5. Are you really getting yourself out there? As in, how ‘out of the bedroom’ are you with your creativity / art? You could be Picasso reincarnate, or indeed the next Hendrix, but if you’re keeping yourself to yourself, what do you expect? This might seem like a no brainer point to make, but there are some who resent the fact they’ve never been discovered and aren’t making some sort of a living out of their art – yet have never ‘sent off’ a demo CD / organised a gig / allowed anyone else to read their manuscripts / barely let their canvases breach the thresholds of their secret studios / Etc. The basic point here is if you’re timid, or even possessive, about your art, no one else is ever going to know about it. If this is you, get a wriggle on and show folks your shizzle.
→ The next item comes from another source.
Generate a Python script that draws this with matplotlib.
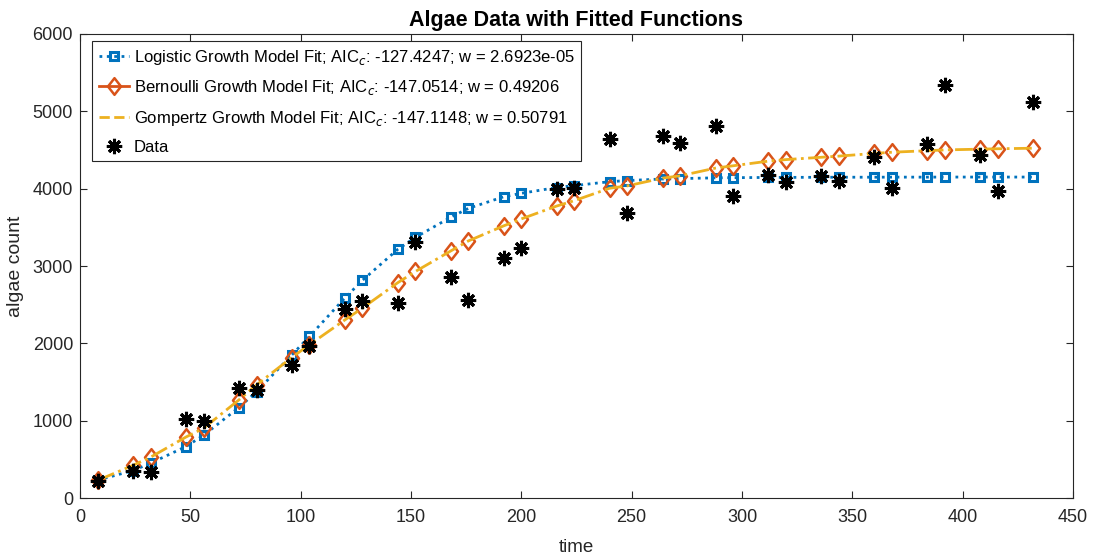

A sort of footnote here is prepare yourself for criticism. Where art’s concerned, there will always be people who simply don’t dig it. Some people can be pretty acerbic about their criticism. Some can be constructive. But as a creative, you’re probably pretty sensitive too (face it, we all are, however self-aware we like to think we are) because it is personal. Unless a person’s face doesn’t light up with joy or the words they impart aren’t plated in gold, we think we’ve failed. Well, we haven’t. We’re merely in the process of aligning ourselves (which actually, we’re always doing however critically acclaimed we are) and very often, we neglect to recognise that one person out of ten really loves what we do. We just have a weird tendency to focus on the nine who don’t.
Stop that. Hone in on the positive and where criticism is constructive (if it’s shitty, that’s all it is: jealousy’s a huge contender in the world of creativity), drop the ego and take note. Considering other people’s reactions is a massive key to to our trajectory of success.